Einstein's Dreams by Alan Lightman. 

Writer and physicist Alan Lightman imagines the dreams of a certain patent examiner in Bern, Switzerland. Lovely, lyrical vignettes on the nature of time; each chapter offers up an alternative world—a world where time repeats itself, or stops, or runs backward, or where the very link between cause and effect is broken. The Swiss city of Bern is lovingly described in all these alternate states. (Lightman's book reminds me a lot of Italo Calvino's Invisible Cities, but more thematically coherent).

Brown Girl Dreaming by Jackqueline Woodson. 

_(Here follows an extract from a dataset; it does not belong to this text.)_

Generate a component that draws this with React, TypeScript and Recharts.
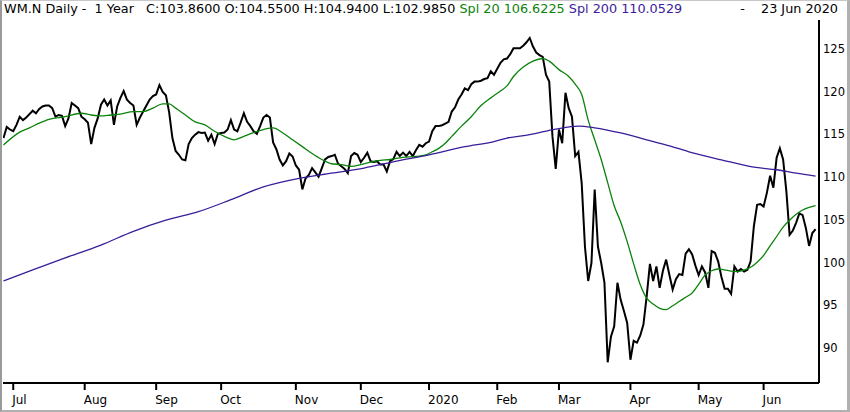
import React from "react";
import { LineChart, Line, XAxis, YAxis } from "recharts";

// Daily closes, trading-day index 0 (26 Jun 2019) .. 250 (23 Jun 2020)
const closes: number[] = [
  114.5, 115.8, 115.5, 115.3, 116.05, 117.0, 116.6, 116.9, 117.3, 117.7,
  117.4, 117.9, 118.2, 118.3, 118.3, 118.0, 117.0, 117.2, 117.1, 115.9,
  116.8, 118.6, 118.3, 118.0, 117.0, 116.7, 116.3, 113.8, 115.7, 116.8,
  118.4, 119.0, 118.3, 118.9, 116.05, 118.2, 119.2, 120.0, 119.0, 118.6,
  118.3, 116.05, 116.9, 117.6, 118.3, 119.0, 119.4, 119.6, 120.7, 119.9,
  119.5, 117.5, 114.5, 113.0, 112.55, 112.0, 111.9, 113.8, 114.5, 114.9,
  115.2, 115.1, 115.15, 114.2, 114.9, 113.8, 115.0, 115.1, 115.15, 115.5,
  116.6, 115.5, 115.3, 116.3, 117.4, 116.4, 115.9, 115.3, 115.0, 115.9,
  116.9, 117.2, 116.9, 114.0, 113.2, 112.0, 111.3, 111.8, 112.7, 112.35,
  111.3, 110.8, 108.5, 109.8, 110.2, 111.0, 110.5, 110.0, 111.0, 112.0,
  112.3, 112.4, 112.55, 111.5, 111.2, 110.9, 110.4, 112.4, 112.75, 112.55,
  111.7, 112.2, 112.8, 111.8, 111.7, 111.8, 111.4, 111.4, 110.6, 111.8,
  112.05, 112.9, 112.4, 112.8, 112.4, 112.9, 112.4, 113.1, 113.7, 113.5,
  113.9, 114.1, 115.3, 115.9, 115.9, 116.0, 116.2, 116.4, 117.6, 118.1,
  119.0, 119.6, 120.3, 120.1, 120.8, 121.1, 121.1, 121.2, 121.4, 121.5,
  122.3, 121.9, 122.6, 123.3, 123.7, 123.8, 124.3, 125.0, 125.0, 125.0,
  125.3, 125.7, 126.2, 125.2, 124.5, 124.2, 124.0, 121.9, 121.1, 114.7,
  110.9, 115.5, 113.9, 119.8, 118.0, 117.0, 112.4, 112.9, 109.2, 101.8,
  97.8, 99.9, 108.5, 101.8, 99.9, 97.6, 88.3, 91.3, 92.5, 97.6,
  95.6, 94.3, 92.9, 88.6, 90.8, 90.6, 91.4, 92.7, 96.0, 99.8,
  97.8, 99.5, 97.0, 99.0, 100.3, 98.5, 96.8, 98.0, 98.6, 98.5,
  101.0, 101.5, 100.9, 99.6, 98.5, 99.5, 98.8, 97.0, 101.3, 101.1,
  100.1, 98.3, 96.9, 96.9, 96.3, 99.5, 98.9, 99.2, 98.9, 99.1,
  100.1, 104.2, 106.7, 106.8, 106.5, 108.1, 110.1, 108.7, 112.2, 113.3,
  112.0, 108.3, 103.2, 103.7, 104.6, 105.7, 105.5, 104.0, 101.9, 103.4,
  103.86,
];

// Spl 20 read at selected trading days
const spl20Days: number[] = [
  0, 5, 8, 11, 14, 19, 24, 27, 30, 33, 36, 40, 43, 46, 49, 51, 53, 56, 59, 62,
  65, 68, 71, 74, 77, 80, 83, 86, 89, 92, 95, 98, 101, 104, 107, 110, 113, 116, 119, 122,
  125, 128, 130, 132, 134, 136, 138, 141, 144, 147, 150, 153, 155, 157, 160, 163, 166, 168, 171, 174,
  176, 178, 180, 182, 184, 186, 188, 190, 192, 194, 196, 198, 200, 202, 204, 206, 208, 210, 212, 214,
  216, 218, 220, 222, 224, 226, 228, 230, 232, 234, 236, 238, 240, 242, 244, 246, 248, 250,
];
const spl20Values: number[] = [
  113.7, 115.2, 115.7, 116.25, 116.7, 117.0, 117.4, 117.2, 117.1, 117.2, 117.3, 117.6, 117.6, 118.0, 118.5, 118.5, 118.0, 117.2, 116.4, 116.05,
  115.3, 114.7, 114.3, 114.7, 115.15, 115.5, 115.7, 115.1, 114.3, 113.5, 112.7, 112.0, 111.5, 111.4, 111.2, 111.4, 111.7, 111.9, 112.0, 112.2,
  112.3, 112.4, 112.55, 112.9, 113.3, 113.9, 114.7, 115.9, 117.0, 118.3, 119.2, 120.0, 120.6, 121.7, 122.8, 123.5, 123.8, 123.5, 122.5, 121.7,
  120.8, 119.6, 116.6, 114.3, 112.0, 109.3, 106.6, 104.7, 102.4, 99.8, 97.4, 95.8, 95.1, 94.6, 94.45, 94.9, 95.4, 95.9, 96.4, 97.4,
  98.5, 99.0, 99.2, 99.1, 98.95, 98.9, 99.1, 99.4, 100.0, 100.8, 101.9, 103.0, 104.1, 104.9, 105.6, 106.1, 106.4, 106.62,
];

// Spl 200 read at selected trading days
const spl200Days: number[] = [
  0, 9, 19, 30, 40, 50, 60, 70, 80, 91, 101, 111, 121, 131, 142, 151, 155, 162, 170, 177,
  182, 190, 198, 205, 211, 221, 231, 238, 244, 250,
];
const spl200Values: number[] = [
  97.8, 99.1, 100.5, 102.0, 103.6, 104.9, 105.9, 107.3, 108.8, 109.8, 110.4, 111.0, 111.8, 112.55, 113.5, 114.1, 114.5, 114.9, 115.55, 115.9,
  115.7, 115.1, 114.3, 113.6, 112.9, 111.96, 111.1, 110.8, 110.4, 110.05,
];

const monthTickDays: number[] = [3, 25, 47, 67, 90, 110, 131, 152, 171, 193, 214, 234];
const monthTickLabels: string[] = ["Jul", "Aug", "Sep", "Oct", "Nov", "Dec", "2020", "Feb", "Mar", "Apr", "May", "Jun"];
const priceTicks: number[] = [90, 95, 100, 105, 110, 115, 120, 125];

const closeData = closes.map((c, i) => ({ i, c }));
const spl20Data = spl20Days.map((d, k) => ({ i: d, v: spl20Values[k] }));
const spl200Data = spl200Days.map((d, k) => ({ i: d, v: spl200Values[k] }));

const FONT = "'DejaVu Sans', sans-serif";
const GREEN = "#0b830b";
const PURPLE = "#3a1d9a";

const XTick = (props: any) => {
  const { x, y, payload } = props;
  const idx = monthTickDays.indexOf(payload.value);
  return (
    <text x={x - 1} y={y + 12} textAnchor="start" fontFamily={FONT} fontSize={12} fill="#000">
      {idx >= 0 ? monthTickLabels[idx] : ""}
    </text>
  );
};

const YTick = (props: any) => {
  const { y, payload } = props;
  return (
    <text x={823} y={y + 4.5} textAnchor="start" fontFamily={FONT} fontSize={11.5} fill="#000">
      {payload.value}
    </text>
  );
};

export default function App() {
  return (
    <div style={{ position: "relative", width: 850, height: 412, background: "#fff", overflow: "hidden" }}>
      <style>{`body{margin:0;background:#fff;}`}</style>
      <div style={{ position: "absolute", left: 0, top: 0 }}>
        <LineChart width={850} height={412} data={closeData} margin={{ top: 20, right: 0, bottom: 0, left: 3 }}>
          <XAxis
            dataKey="i"
            type="number"
            domain={[-0.15, 251.05]}
            allowDataOverflow
            ticks={monthTickDays}
            interval={0}
            height={29}
            axisLine={{ stroke: "#000", strokeWidth: 2 }}
            tickLine={{ stroke: "#000", strokeWidth: 2 }}
            tickSize={7}
            tick={<XTick />}
          />
          <YAxis
            orientation="right"
            type="number"
            domain={[85.88, 128.3]}
            allowDataOverflow
            ticks={priceTicks}
            interval={0}
            width={31}
            axisLine={{ stroke: "#000", strokeWidth: 2 }}
            tickLine={false}
            tick={<YTick />}
          />
          <Line
            data={closeData}
            dataKey="c"
            type="linear"
            stroke="#000"
            strokeWidth={2}
            dot={false}
            activeDot={false}
            isAnimationActive={false}
          />
          <Line
            data={spl20Data}
            dataKey="v"
            type="monotone"
            stroke={GREEN}
            strokeWidth={1.3}
            dot={false}
            activeDot={false}
            isAnimationActive={false}
          />
          <Line
            data={spl200Data}
            dataKey="v"
            type="monotone"
            stroke={PURPLE}
            strokeWidth={1.3}
            dot={false}
            activeDot={false}
            isAnimationActive={false}
          />
        </LineChart>
      </div>
      <div
        style={{
          position: "absolute",
          left: 4,
          top: 2,
          fontFamily: FONT,
          fontSize: 12.8,
          lineHeight: "14px",
          whiteSpace: "pre",
          color: "#000",
        }}
      >
        {"WM.N Daily -  1 Year   C:103.8600 O:104.5500 H:104.9400 L:102.9850 "}
        <span style={{ color: GREEN }}>{"Spl 20 106.6225 "}</span>
        <span style={{ color: PURPLE }}>{"Spl 200 110.0529"}</span>
      </div>
      <div
        style={{
          position: "absolute",
          right: 12,
          top: 2,
          fontFamily: FONT,
          fontSize: 12.8,
          lineHeight: "14px",
          whiteSpace: "pre",
          color: "#000",
        }}
      >
        {"-    23 Jun 2020"}
      </div>
      <div
        style={{
          position: "absolute",
          left: 0,
          top: 0,
          width: 850,
          height: 412,
          boxSizing: "border-box",
          borderLeft: "2px solid #9a9a9a",
          borderRight: "3px solid #b0b0b0",
          borderBottom: "2px solid #b0b0b0",
          borderTop: "1px solid #c8c8c8",
          pointerEvents: "none",
        }}
      />
    </div>
  );
}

Truly gorgeous. I'd heard of this award-winning book, but didn't really know anything about it when I picked it up, curious, in the children's section of Barnes and Noble. I read the inner jacket, disbelieving—an autobiography told in free verse, aimed for young readers? Readers, it works. It works beautifully. Yes, Woodson tells her story in a series of poems—clear, accessible, vivid, moving poetry. The poems build a narrative with momentum. It's the narrative of the author's family history—her father's family, the Woodsons; her mother's family, the Irbys. Jacqueline Woodson is born at a time when she and her family still have to sit at the back of the bus when they travel to visit her mother's family in the South. She's a child, but aware of the civil rights movement, aware that her community and friends and family are marching and demonstrating for the right to sit freely at lunch counters and be treated as humans in the Jim Crow South. The awareness of danger lurks at the edges. But above all, this is a memoir of love. Woodson evokes in vivid detail the beauty of the South, the warmth of her grandmother and grandfather, the love of her family and friends. It's also the story of how she herself falls in love with words and becomes a story-teller. When I was done, I gave the book to my eleven-year old, curious as to what she would make of it. She's happily reading it right now; the poetry format doesn't seem to have scared her off at all. Recommended for both children and adults.

The House of Shattered Wings by Aliette de Bodard.

Definitely for grown-ups. And this is the novel that's been in my thoughts of late, that keeps me thinking of the complicated issues of power and responsibility in our own modern world. de Bodard's novel is an urban fantasy of fallen angels in a post-apocalyptic Paris. The world-building is wholly original and completely convincing; the writing is lush, dense, beautiful. It's Game of Thrones concentrated into a tightly wound murder mystery, with horror and lyricism and both Western and Vietnamese mythology. My favorite character was Philippe, who is not a Fallen Angel but something entirely different: an Immortal from Vietnam, conscripted to fight in a devastating war among the Great Houses of Paris years ago, and now stranded in Paris and longing only to go home. Certainly Philippe is bitter at the Western powers who have exploited him and his countrymen, but he himself is not without sin. No one in this book is. This gorgeous, brutal book is (among other things) an exploration of power structures and collective responsibility and sin, and it offers no easy answers at all. At one point, Philippe angrily denounces the structure of great Houses which rule the city and implies that the whole system should be burned to the ground. He recognizes that there are good people in the Houses, friends that he cares for, but he wonders if the very participation of good people in an unjust system is not something which simply helps to perpetuate that system. And yet he seems to have a huge blind spot. His best friend (and others) cling to the House system for the sake of survival. In a world where fallen angels are hunted and dismembered for the magic in their bones, an angel without a House would be dead. And Philippe himself, in the opening pages of the book, commits an absolutely horrific atrocity for the sake of his own survival—a crime which can never be taken back, and which he did only because he thought he needed to do it to survive.

Like I said, no easy answers here. Everyone in this book is morally compromised. But you come to care for them anyway. Plus, this is a cracking good story.

Writing

Well, I'm working on a short story! And I've just written this blog post, so that counts for something, doesn't it?